Se uma mentira é contada com muita frequência, as pessoas começam a acreditar. Você já pronunciava sua própria sina em 93, Michael. O quão sábio você foi em vida! Talvez você já soubesse como a história terminaria mas você não mudaria, porque sabia que uma vida sem coragem era igualmente sem valor. Ninguém vai me impedir de ser quem eu sou, tu disseste certa vez. Seria mera coincidência a frase que encerra o álbum Invincible? O que você acabou de presenciar poderia ser o fim de um pesadelo particularmente aterrorizante. Não é! É apenas o começo.

10 anos depois, o mesmo cenário se materializa. Um julgamento-piada para quem quer que tenha lido tudo o que importava no caso: as transcrições da Corte. Para a mídia, o espetáculo do século, para a América, a chance de finalmente enterrar Michael Jackson, o superstar negro e seu legado. Diane Dimond, Larry Feldman, Gavin Arvizo, Maureen Orth, Tom Sneddon, Tommy Mottola... ATV. A que importava a verdade ao mundo, não é mesmo, Gary Dunlap? Mais perversamente divertido era sentar no sofá de casa, vendo as "bizarrices" de Michael Jackson na TV e dar risada do pedófilo, como se houvesse alguma coisa de engraçado em pedofilia, suas vítimas e seus agressores.

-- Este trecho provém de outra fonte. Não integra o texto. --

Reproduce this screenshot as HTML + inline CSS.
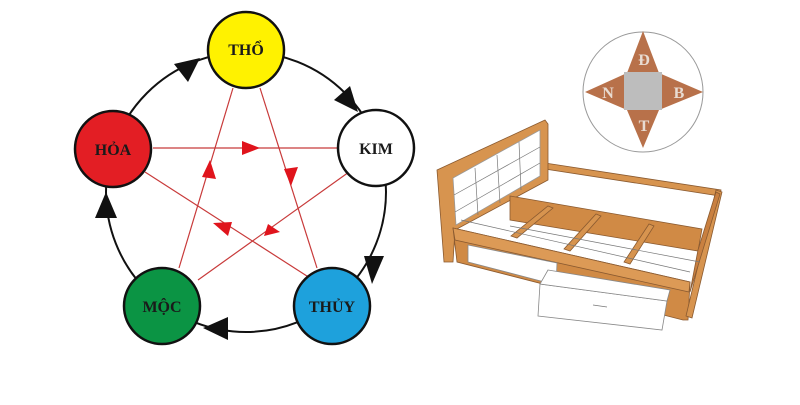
<!DOCTYPE html>
<html><head><meta charset="utf-8"><style>
html,body{margin:0;padding:0;background:#fff;width:800px;height:405px;overflow:hidden}
svg{display:block}
text{font-family:"Liberation Serif",serif;font-weight:bold}
</style></head><body>
<svg width="800" height="405" viewBox="0 0 800 405">
<!-- outer circle -->
<circle cx="246" cy="192" r="140" fill="none" stroke="#111" stroke-width="2"/>
<!-- black arrowheads -->
<g fill="#111">
<polygon points="200,58 174,64 188,82"/>
<polygon points="358,112 350,86 334,100"/>
<polygon points="372,284 384,256 364,256"/>
<polygon points="203,328 228,317 228,340"/>
<polygon points="106,192 95,218 117,218"/>
</g>
<!-- red star lines -->
<g stroke="#c83a3a" stroke-width="1.2" fill="none">
<line x1="153" y1="148" x2="342" y2="148"/>
<line x1="233" y1="88" x2="179" y2="268"/>
<line x1="260" y1="88" x2="317" y2="268"/>
<line x1="349" y1="172" x2="198" y2="280"/>
<line x1="145" y1="172" x2="310" y2="278"/>
</g>
<g fill="#e0141c">
<polygon points="260,148 242,141 242,155"/>
<polygon points="210,160 202,177 216,179"/>
<polygon points="291,186 284,169 298,167"/>
<polygon points="268,224 264,236 280,232"/>
<polygon points="213,223 228,236 232,222"/>
</g>
<!-- nodes -->
<g stroke="#111" stroke-width="2.5">
<circle cx="246" cy="50" r="38" fill="#fff200"/>
<circle cx="376" cy="148" r="38" fill="#fff"/>
<circle cx="113" cy="149" r="38" fill="#e31e24"/>
<circle cx="162" cy="306" r="38" fill="#0b9444"/>
<circle cx="332" cy="306" r="38" fill="#1ea1dc"/>
</g>
<g font-size="16" text-anchor="middle" fill="#1a1a1a">
<text x="246" y="55">THỔ</text>
<text x="376" y="154">KIM</text>
<text x="113" y="155">HỎA</text>
<text x="162" y="312">MỘC</text>
<text x="332" y="312">THỦY</text>
</g>
<!-- compass -->
<circle cx="643" cy="92" r="60" fill="#fff" stroke="#999" stroke-width="1"/>
<polygon points="643,31 659,73 703,92 659,110 643,148 627,110 585,92 627,73" fill="#b8714a"/>
<rect x="624" y="72" width="38" height="38" fill="#bdbdbd"/>
<g font-size="16" fill="#e8dcd2" text-anchor="middle">
<text x="644" y="65">Đ</text>
<text x="608" y="98">N</text>
<text x="679" y="98">B</text>
<text x="644" y="131">T</text>
</g>
<!-- bed -->
<g stroke="#8a5a30" stroke-width="0.8">
<polygon points="545,163 721,190 720,196 545,169" fill="#d7944f"/>
<polygon points="437,170 545,120 548,124 548,180 455,230 453,262 444,262" fill="#d7944f"/>
<polygon points="453,178 540,130 540,176 456,225" fill="#fff" stroke="#999"/>
<polygon points="510,196 702,229 698,251 510,220" fill="#d08a45"/>
<polygon points="548,206 553,208 517,238 511,236" fill="#d7944f"/>
<polygon points="596,214 601,216 570,251 564,249" fill="#d7944f"/>
<polygon points="649,224 654,226 630,264 624,262" fill="#d7944f"/>
<polygon points="453,228 690,282 688,320 683,320 457,262" fill="#d08a45"/>
<polygon points="453,228 690,282 689,292 455,240" fill="#dc9a56"/>
<polygon points="716,190 722,192 692,318 686,316" fill="#d7944f"/>
<polygon points="698,250 716,192 720,194 690,292" fill="#c98040"/>
<polygon points="468,245 557,263 556,285 468,262" fill="#fff" stroke="#888"/>
<polygon points="540,284 667,301 662,330 538,316" fill="#fff" stroke="#888"/>
<polygon points="548,270 670,290 667,301 540,284" fill="#fff" stroke="#888"/>
</g>
<g stroke="#777" stroke-width="0.7" fill="none">
<line x1="475" y1="168" x2="478" y2="215"/><line x1="497" y1="155" x2="500" y2="203"/><line x1="519" y1="142" x2="521" y2="190"/>
<line x1="454" y1="195" x2="540" y2="147"/><line x1="455" y1="212" x2="540" y2="163"/>
<line x1="461" y1="220" x2="690" y2="272"/><line x1="510" y1="226" x2="700" y2="262"/>
<line x1="593" y1="305" x2="607" y2="307"/>
</g>
</svg>
</body></html>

O seu coração tinha de parar porque ninguém agüenta tanta injustiça, tanto desamor. Você se foi por cima do jogo, morreu como o guerreiro que sempre foi em vida. Deu ainda um tapa final na cara do mundo todo, dando um gostinho de retorno para deixar suas performances apenas na nossa memória. Bem feito. O mundo não te merecia.

Quem sabe agora o que se passa na cabeça e nos corações dos anjinhos Prince, Paris e Blanket, as verdadeiras vítimas de sua morte? Como entenderão eles que o papai não volta mais? Eu não sei o que eles pensarão do mundo fora da Neverland de amor que o pai criou para eles. Eu sinto imensamente por eles e por uma dor que é imensurável. Eu sei o que penso de um mundo sem Michael Jackson e não gosto nenhum pouco disso. Não tem muito sentido nisso. E eu, que era tão sabichão, achava que entendia Morrissey. Agora eu entendo. Agora, a cada minuto da minha vida, eu sinto o chão cair sobre a minha cabeça.